Testing and Maintenance – Automated or Manual
Whether a single- or central battery system, the best emergency lighting is worthless if it does not work properly in an emergency. In order to ensure long-term reliability after initial installation, the various standards and guidelines call for routine testing and maintenance that's quite extensive. The effort can be quite considerable. The time intervals for such tests vary according to the maintenance and testing that must be performed. They range from the viewing of the status LED for each luminaire daily to switching to emergency mode monthly and the annual check of the battery charger.
Automatic test systems can lend a tremendous amount of assitance for this work. If such a test system must be additionally installed wireless or wired for single-battery light systems, the implementation with central battery systems (LPS and CPS) is much easier. With them, the status of the entire system can be viewed from a central location. Tests are regularly performed and documented after prior programming. If there is an error, the technician will be informed with a detailed error description and exact position information – via message on screen, e-mail or text message.

Modern Emergency Lighting with DALI and LED

Modern central emergency lighting systems take advantage of automatic tests. They also use the same lights for both general and safety lighting. This saves costs and while simultaneously creating an elegant ambiance.

And three technologies are required for this: On the one hand, lighting control gears – especially electronic ballasts (ECGs) – must be individually controllable – due to its manufacturer independence, the DALI protocol is ideal for this purpose. On the other hand, the luminaires must be suitable for generating different light scenarios – at this point, many things have become possible with the advent of LED technology.
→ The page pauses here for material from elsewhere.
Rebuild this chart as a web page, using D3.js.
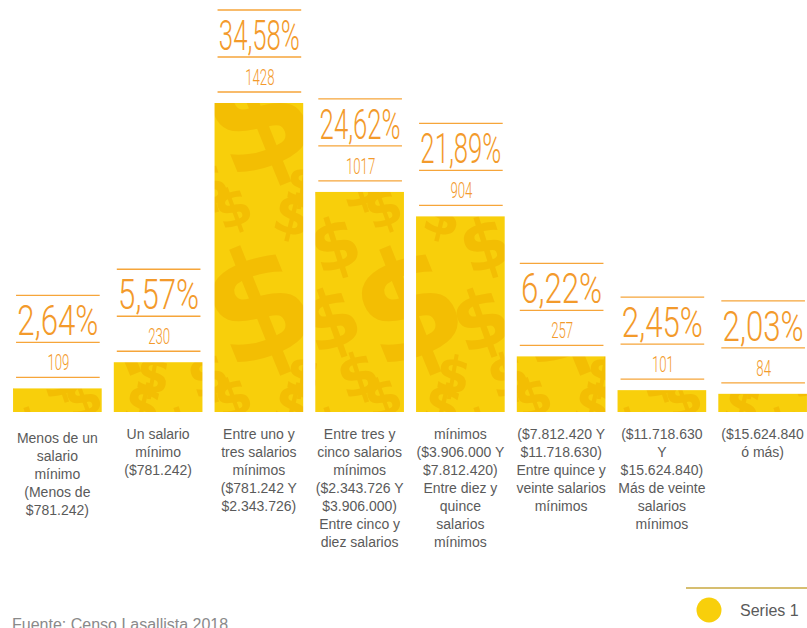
<!DOCTYPE html>
<html>
<head>
<meta charset="utf-8">
<script src="https://cdn.jsdelivr.net/npm/d3@7"></script>
<style>
  html, body { margin: 0; padding: 0; background: #ffffff; }
  svg { display: block; }
</style>
</head>
<body>
<svg id="chart" width="807" height="628"></svg>
<script>
// ---- data ----
const categoryLines = [
  ["Menos de un", "salario", "mínimo", "(Menos de", "$781.242)"],
  ["Un salario", "mínimo", "($781.242)"],
  ["Entre uno y", "tres salarios", "mínimos", "($781.242 Y", "$2.343.726)"],
  ["Entre tres y", "cinco salarios", "mínimos", "($2.343.726 Y", "$3.906.000)", "Entre cinco y", "diez salarios"],
  ["mínimos", "($3.906.000 Y", "$7.812.420)", "Entre diez y", "quince", "salarios", "mínimos"],
  ["($7.812.420 Y", "$11.718.630)", "Entre quince y", "veinte salarios", "mínimos"],
  ["($11.718.630", "Y", "$15.624.840)", "Más de veinte", "salarios", "mínimos"],
  ["($15.624.840", "ó más)"]
];
const counts = [109, 230, 1428, 1017, 904, 257, 101, 84];
const percentLabels = ["2,64%", "5,57%", "34,58%", "24,62%", "21,89%", "6,22%", "2,45%", "2,03%"];
const seriesName = "Series 1";
const sourceNote = "Fuente: Censo Lasallista 2018";

// ---- styles ----
const barColor = "#F8CF0B";
const dollarColor = "#F3BE03";
const orange = "#F39A2B";
const lineColor = "#F6A53A";
const labelColor = "#5a5a5a";

const svg = d3.select("#chart");
const idx = d3.range(counts.length);

const x = d3.scaleBand().domain(idx).range([7, 813]).paddingInner(0.12).paddingOuter(0.06);
const y = d3.scaleLinear().domain([0, 1428]).range([412, 103]);

// decorative dollar pattern (seamless tile)
const TW = 150, TH = 190;
const defs = svg.append("defs");
const pat = defs.append("pattern")
  .attr("id", "dollars")
  .attr("patternUnits", "userSpaceOnUse")
  .attr("x", 13).attr("y", 0)
  .attr("width", TW).attr("height", TH);
pat.append("rect").attr("width", TW).attr("height", TH).attr("fill", barColor);
const glyphs = [
  {gx: 95, gy: 115, s: 150, r: -22},
  {gx: 22, gy: 55, s: 70, r: -18},
  {gx: 70, gy: 18, s: 52, r: -20},
  {gx: 130, gy: 25, s: 55, r: 14},
  {gx: 18, gy: 130, s: 80, r: -20},
  {gx: 45, gy: 185, s: 58, r: -18},
  {gx: 140, gy: 185, s: 50, r: 10}
];
const tiled = [];
glyphs.forEach(g => {
  [-TW, 0, TW].forEach(dx => [-TH, 0, TH].forEach(dy => tiled.push({...g, gx: g.gx + dx, gy: g.gy + dy})));
});
pat.selectAll("text").data(tiled).join("text")
  .attr("transform", d => `translate(${d.gx},${d.gy}) rotate(${d.r})`)
  .attr("text-anchor", "middle")
  .attr("dominant-baseline", "central")
  .attr("font-family", "DejaVu Sans, sans-serif")
  .attr("font-weight", "bold")
  .attr("font-size", d => d.s)
  .attr("fill", dollarColor)
  .text("$");

// bars
svg.append("g").selectAll("rect").data(idx).join("rect")
  .attr("x", i => x(i))
  .attr("y", i => y(counts[i]))
  .attr("width", x.bandwidth())
  .attr("height", i => y(0) - y(counts[i]))
  .attr("fill", "url(#dollars)");

// value labels above bars
const lab = svg.append("g").selectAll("g").data(idx).join("g")
  .attr("transform", i => `translate(${x(i)},${y(counts[i])})`);
const bw = x.bandwidth();
[-93, -46, -11].forEach(dy => {
  lab.append("line")
    .attr("x1", 3).attr("x2", bw - 2)
    .attr("y1", dy).attr("y2", dy)
    .attr("stroke", lineColor).attr("stroke-width", 1.3);
});
lab.append("text")
  .attr("x", bw / 2 + 0.5).attr("y", -53)
  .attr("text-anchor", "middle")
  .attr("font-family", "Roboto, sans-serif")
  .attr("font-weight", 300)
  .attr("font-size", 42)
  .attr("fill", orange)
  .attr("textLength", 81)
  .attr("lengthAdjust", "spacingAndGlyphs")
  .text(i => percentLabels[i]);
lab.append("text")
  .attr("transform", `translate(${bw / 2 + 1},-18) scale(0.6,1)`)
  .attr("text-anchor", "middle")
  .attr("font-family", "Roboto, sans-serif")
  .attr("font-weight", 300)
  .attr("font-size", 22)
  .attr("fill", orange)
  .text(i => counts[i]);

// category labels
const cat = svg.append("g").selectAll("text").data(idx).join("text")
  .attr("text-anchor", "middle")
  .attr("font-family", "Liberation Sans, Arial, sans-serif")
  .attr("font-size", 14)
  .attr("fill", labelColor);
cat.selectAll("tspan").data(i => categoryLines[i].map(t => ({t, i}))).join("tspan")
  .attr("x", d => x(d.i) + bw / 2)
  .attr("y", (d, k) => 439 + (d.i === 0 ? 4 : 0) + k * 18)
  .text(d => d.t);

// legend
const leg = svg.append("g");
leg.append("line").attr("x1", 686).attr("x2", 807).attr("y1", 588).attr("y2", 588)
  .attr("stroke", "#C9A940").attr("stroke-width", 1.5);
leg.append("circle").attr("cx", 709).attr("cy", 610).attr("r", 12.5).attr("fill", barColor);
leg.append("text").attr("x", 740).attr("y", 616)
  .attr("font-family", "Liberation Sans, Arial, sans-serif")
  .attr("font-size", 16).attr("fill", labelColor)
  .text(seriesName);

// source note
svg.append("text").attr("x", 12).attr("y", 630)
  .attr("font-family", "Liberation Sans, Arial, sans-serif")
  .attr("font-size", 16).attr("fill", "#8a8a8a")
  .text(sourceNote);
</script>
</body>
</html>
Automation technology is needed to create an emergency lighting scenario from a general lighting system in an actual emergency. It ensures that previously defined scenarios in which certain LEDs are lit in a certain strength and color are stored and retrieved as needed.
Because these scenarios can be created in such an individual way, from the anti-panic lighting to the safety lighting of escape routes, all needs can be met. The configuration occurs either via a user's own web interface or – after previous integration – over the proprietary building management system. However, achieving this requires an open automation system with a high degree of interface diversity.